Esto requiere diseñar mecanismos que permitan una mayor captación pública de la renta de los recursos naturales que fluye a los exportadores, sin depender de instrumentos indirectos como el tipo de cambio bajo. Este último transfiere ingresos a los asalariados –al elevar sus salarios reales en dólares–, pero al mismo tiempo encarece a los sectores menos competitivos que el agroexportador, limitando su desarrollo.

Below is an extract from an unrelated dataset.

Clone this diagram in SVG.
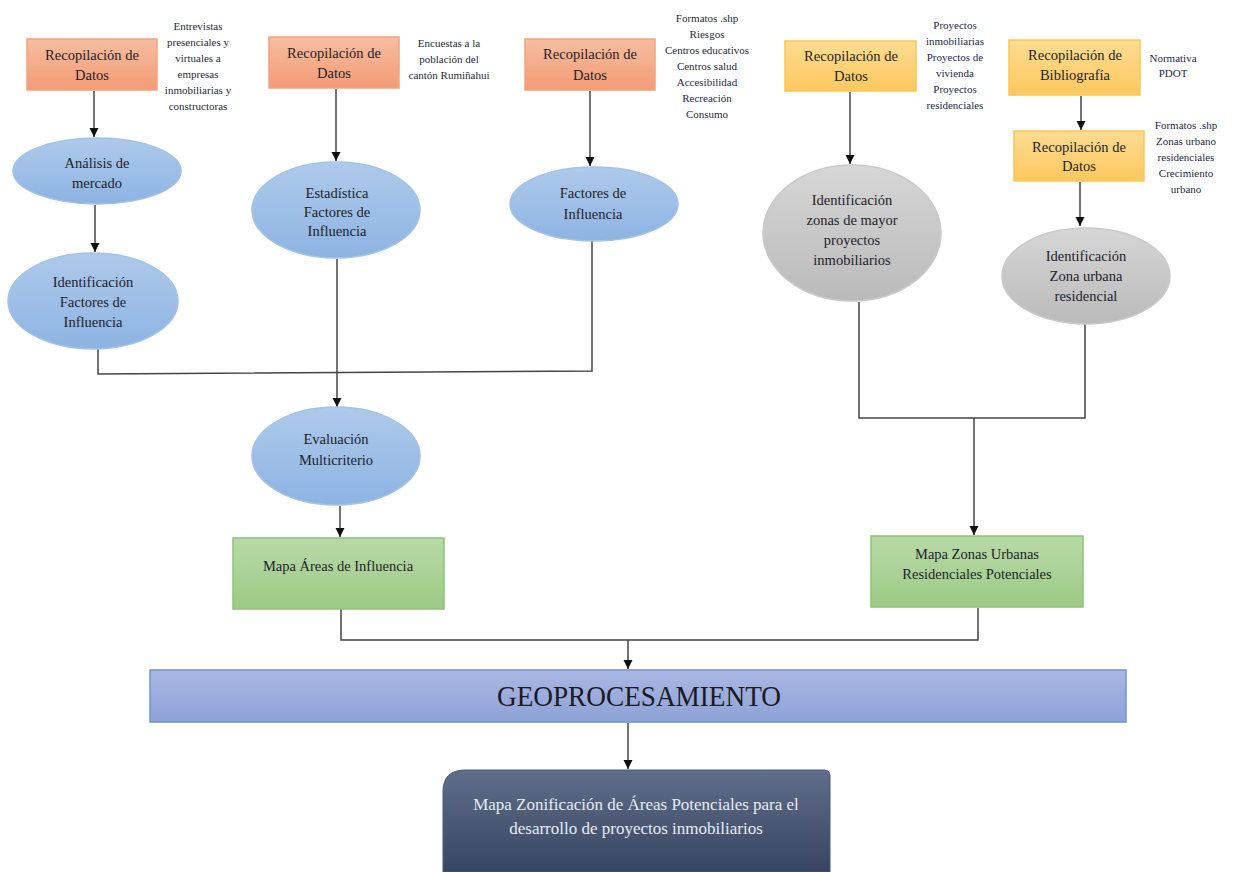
<svg xmlns="http://www.w3.org/2000/svg" width="1233" height="872" viewBox="0 0 1233 872">
<defs>
<linearGradient id="gSal" x1="0" y1="0" x2="0" y2="1"><stop offset="0" stop-color="#f7bda1"/><stop offset="1" stop-color="#f39b74"/></linearGradient>
<linearGradient id="gYel" x1="0" y1="0" x2="0" y2="1"><stop offset="0" stop-color="#fddc92"/><stop offset="1" stop-color="#fcc85e"/></linearGradient>
<linearGradient id="gBlu" x1="0" y1="0" x2="0" y2="1"><stop offset="0" stop-color="#aecaeb"/><stop offset="1" stop-color="#8db3e2"/></linearGradient>
<linearGradient id="gGry" x1="0" y1="0" x2="0" y2="1"><stop offset="0" stop-color="#d6d6d6"/><stop offset="1" stop-color="#bababa"/></linearGradient>
<linearGradient id="gGrn" x1="0" y1="0" x2="0" y2="1"><stop offset="0" stop-color="#b9d9a8"/><stop offset="1" stop-color="#9bcb84"/></linearGradient>
<linearGradient id="gGeo" x1="0" y1="0" x2="0" y2="1"><stop offset="0" stop-color="#aab7e3"/><stop offset="1" stop-color="#8ea1d6"/></linearGradient>
<linearGradient id="gFin" x1="0" y1="0" x2="0" y2="1"><stop offset="0" stop-color="#5f6e8a"/><stop offset="1" stop-color="#384560"/></linearGradient>
<marker id="arr" markerUnits="userSpaceOnUse" markerWidth="10" markerHeight="10" refX="9" refY="5" orient="auto"><path d="M0,0.5 L9,5 L0,9.5 z" fill="#111"/></marker>
</defs>
<style>
.sal{fill:url(#gSal);stroke:#f4a27c;stroke-width:1.5}
.yel{fill:url(#gYel);stroke:#fcc654;stroke-width:1.5}
.blu{fill:url(#gBlu);stroke:#a3c2e8;stroke-width:1.5}
.gry{fill:url(#gGry);stroke:#c9c9c9;stroke-width:1.5}
.grn{fill:url(#gGrn);stroke:#8fc27a;stroke-width:1.5}
.t{font-family:"Liberation Serif",serif;font-size:14.5px;fill:#1e1e2a;text-anchor:middle}
.n{font-family:"Liberation Serif",serif;font-size:11px;fill:#1f2944;text-anchor:middle}
.c{fill:none;stroke:#444;stroke-width:1.5}
</style>
<rect width="1233" height="872" fill="#ffffff"/>

<g id="connectors">
<line class="c" x1="94" y1="91" x2="94" y2="137" marker-end="url(#arr)"/>
<line class="c" x1="95" y1="205" x2="95" y2="252" marker-end="url(#arr)"/>
<line class="c" x1="336" y1="89" x2="336" y2="161" marker-end="url(#arr)"/>
<line class="c" x1="590" y1="91" x2="590" y2="166" marker-end="url(#arr)"/>
<polyline class="c" points="98,349 98,374 592,371 592,241"/>
<line class="c" x1="337" y1="259" x2="337" y2="407" marker-end="url(#arr)"/>
<line class="c" x1="340" y1="506" x2="340" y2="537" marker-end="url(#arr)"/>
<line class="c" x1="850" y1="92" x2="850" y2="164" marker-end="url(#arr)"/>
<line class="c" x1="1081" y1="96" x2="1081" y2="130" marker-end="url(#arr)"/>
<line class="c" x1="1080" y1="182" x2="1080" y2="226" marker-end="url(#arr)"/>
<polyline class="c" points="859,302 859,418 1085,418 1085,324"/>
<line class="c" x1="974" y1="418" x2="974" y2="535" marker-end="url(#arr)"/>
<polyline class="c" points="341,609 341,640 978,640 978,608"/>
<line class="c" x1="628" y1="640" x2="628" y2="669" marker-end="url(#arr)"/>
<line class="c" x1="628" y1="723" x2="628" y2="769" marker-end="url(#arr)"/>
</g>

<g id="n1">
<rect class="sal" x="27" y="39" width="130" height="51"/>
<text class="t" x="92" y="60">Recopilación de</text>
<text class="t" x="92" y="80">Datos</text>
<text class="n" x="198" y="30">Entrevistas</text>
<text class="n" x="198" y="46">presenciales y</text>
<text class="n" x="198" y="62">virtuales a</text>
<text class="n" x="198" y="78">empresas</text>
<text class="n" x="198" y="94">inmobiliarias y</text>
<text class="n" x="198" y="110">constructoras</text>
</g>

<g id="n2">
<rect class="sal" x="269" y="37" width="130" height="51"/>
<text class="t" x="334" y="58">Recopilación de</text>
<text class="t" x="334" y="78">Datos</text>
<text class="n" x="449" y="47">Encuestas a la</text>
<text class="n" x="449" y="63">población del</text>
<text class="n" x="449" y="79">cantón Rumiñahui</text>
</g>

<g id="n3">
<rect class="sal" x="525" y="39" width="130" height="51"/>
<text class="t" x="590" y="59">Recopilación de</text>
<text class="t" x="590" y="80">Datos</text>
<text class="n" x="707" y="22">Formatos .shp</text>
<text class="n" x="707" y="38">Riesgos</text>
<text class="n" x="707" y="54">Centros educativos</text>
<text class="n" x="707" y="70">Centros salud</text>
<text class="n" x="707" y="86">Accesibilidad</text>
<text class="n" x="707" y="102">Recreación</text>
<text class="n" x="707" y="118">Consumo</text>
</g>

<g id="n4">
<rect class="yel" x="785" y="41" width="131" height="50"/>
<text class="t" x="851" y="61">Recopilación de</text>
<text class="t" x="851" y="81">Datos</text>
<text class="n" x="955" y="29">Proyectos</text>
<text class="n" x="955" y="45">inmobiliarias</text>
<text class="n" x="955" y="61">Proyectos de</text>
<text class="n" x="955" y="77">vivienda</text>
<text class="n" x="955" y="93">Proyectos</text>
<text class="n" x="955" y="109">residenciales</text>
</g>

<g id="n5">
<rect class="yel" x="1009" y="40" width="131" height="55"/>
<text class="t" x="1075" y="60">Recopilación de</text>
<text class="t" x="1075" y="80">Bibliografía</text>
<text class="n" x="1173" y="62">Normativa</text>
<text class="n" x="1173" y="77">PDOT</text>
</g>

<g id="n6">
<rect class="yel" x="1014" y="131" width="130" height="50"/>
<text class="t" x="1079" y="152">Recopilación de</text>
<text class="t" x="1079" y="171">Datos</text>
<text class="n" x="1186" y="129">Formatos .shp</text>
<text class="n" x="1186" y="145">Zonas urbano</text>
<text class="n" x="1186" y="161">residenciales</text>
<text class="n" x="1186" y="177">Crecimiento</text>
<text class="n" x="1186" y="193">urbano</text>
</g>

<g id="e1">
<ellipse class="blu" cx="97" cy="171" rx="84" ry="33"/>
<text class="t" x="97" y="168">Análisis de</text>
<text class="t" x="97" y="188">mercado</text>
</g>

<g id="e2">
<ellipse class="blu" cx="93" cy="301" rx="85" ry="48"/>
<text class="t" x="93" y="287">Identificación</text>
<text class="t" x="93" y="307">Factores de</text>
<text class="t" x="93" y="327">Influencia</text>
</g>

<g id="e3">
<ellipse class="blu" cx="336" cy="210" rx="84" ry="48"/>
<text class="t" x="337" y="198">Estadística</text>
<text class="t" x="337" y="217">Factores de</text>
<text class="t" x="337" y="236">Influencia</text>
</g>

<g id="e4">
<ellipse class="blu" cx="594" cy="204" rx="84" ry="37"/>
<text class="t" x="593" y="198">Factores de</text>
<text class="t" x="593" y="219">Influencia</text>
</g>

<g id="e5">
<ellipse class="gry" cx="852" cy="233" rx="89" ry="68"/>
<text class="t" x="852" y="205">Identificación</text>
<text class="t" x="852" y="225">zonas de mayor</text>
<text class="t" x="852" y="245">proyectos</text>
<text class="t" x="852" y="265">inmobiliarios</text>
</g>

<g id="e6">
<ellipse class="gry" cx="1086" cy="276" rx="84" ry="48"/>
<text class="t" x="1086" y="261">Identificación</text>
<text class="t" x="1086" y="281">Zona urbana</text>
<text class="t" x="1086" y="301">residencial</text>
</g>

<g id="e7">
<ellipse class="blu" cx="336" cy="456" rx="84" ry="49"/>
<text class="t" x="336" y="444">Evaluación</text>
<text class="t" x="336" y="465">Multicriterio</text>
</g>

<g id="m1">
<rect class="grn" x="233" y="538" width="211" height="71"/>
<text class="t" x="338" y="571">Mapa Áreas de Influencia</text>
</g>

<g id="m2">
<rect class="grn" x="871" y="536" width="212" height="71"/>
<text class="t" x="977" y="559">Mapa Zonas Urbanas</text>
<text class="t" x="977" y="579">Residenciales Potenciales</text>
</g>

<g id="geo">
<rect x="150" y="670" width="976" height="52" fill="url(#gGeo)" stroke="#7393d2" stroke-width="1.5"/>
<text x="639" y="706" font-family="Liberation Serif, serif" font-size="30" fill="#1a1a24" text-anchor="middle" textLength="284" lengthAdjust="spacingAndGlyphs">GEOPROCESAMIENTO</text>
</g>

<g id="final">
<path d="M443,872 L443,792 Q443,770 465,770 L824,770 Q830,770 830,776 L830,872 Z" fill="url(#gFin)" stroke="#4a5875" stroke-width="1"/>
<text x="636" y="810" font-family="Liberation Serif, serif" font-size="17" fill="#e6ecf5" text-anchor="middle">Mapa Zonificación de Áreas Potenciales para el</text>
<text x="636" y="834" font-family="Liberation Serif, serif" font-size="17" fill="#e6ecf5" text-anchor="middle">desarrollo de proyectos inmobiliarios</text>
</g>
</svg>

Esta visión requiere un Estado más activo, tanto en la producción como en la redistribución, dispuesto a disputarles la brújula a las fuerzas del mercado. Para eso, se necesita un sistema tributario más progresivo –con impuestos al gran capital y a los altos patrimonios– y una revisión de las exoneraciones fiscales a los sectores ya consolidados. Claro que una mayor intervención también abre riesgos: si el Estado no se blinda frente a la captura de rentas, sus instrumentos pueden volverse “bumeranes” sin beneficios sociales; por ejemplo, cuando un subsidio creado para fomentar una actividad productiva se transforma en un privilegio permanente, defendido por los propios beneficiarios, incluso si ya no cumple con los objetivos que lo justificaron inicialmente.
Final abierto
El nuevo gobierno aún debe definir cómo transitará su versión del “crecimiento con distribución”. El alcance de la intervención estatal en la economía y la profundidad de las herramientas distributivas serán clave en el rumbo que se trace. Hasta ahora, no se ha planteado la elaboración de una estrategia nacional de desarrollo. Tampoco se ha explorado la posibilidad de que las políticas impositivas operen como herramienta frente a las restricciones fiscales.

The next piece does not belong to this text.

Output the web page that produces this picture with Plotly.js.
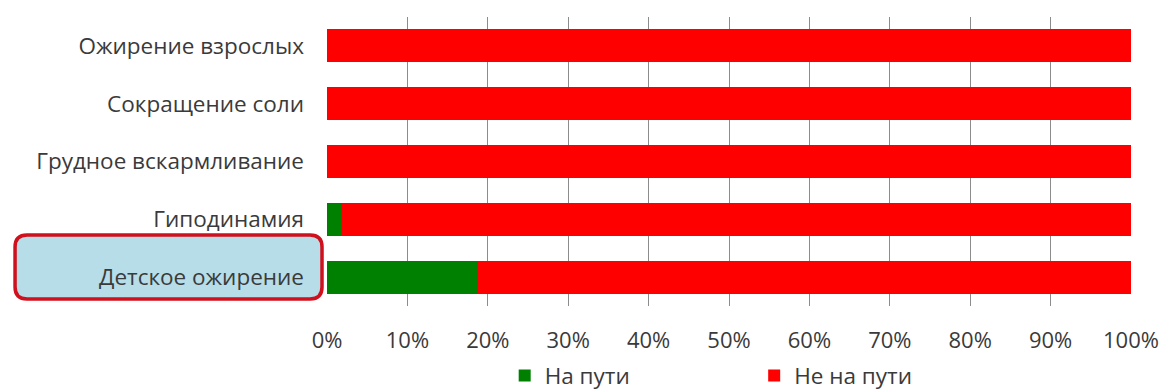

Por supuesto, es muy temprano para afirmar que estas tensiones estén resueltas. Su desenlace dependerá también de lo que hagan otros actores sociales, como los propios trabajadores. Las crisis de este estancamiento, y sus interpretaciones, tienen una marca de época: la fractura entre un tipo de trabajadores –cuentapropistas, informales, independientes– que no logran ser representados por el Estado ni por los sindicatos, y que se identifican más con la figura del emprendedor o del self-made man. A muchos de ellos, una transformación productiva puede parecerles lejana o ajena. El Frente Amplio se enfrenta a estas tensiones con el riesgo de quedar atrapado entre las expectativas de cambio y las fracturas del presente.
Antes de transitarla, toda historia se ensaya en la imaginación. A veces, sin saber que mientras imaginamos al otro, también estamos siendo imaginados por él.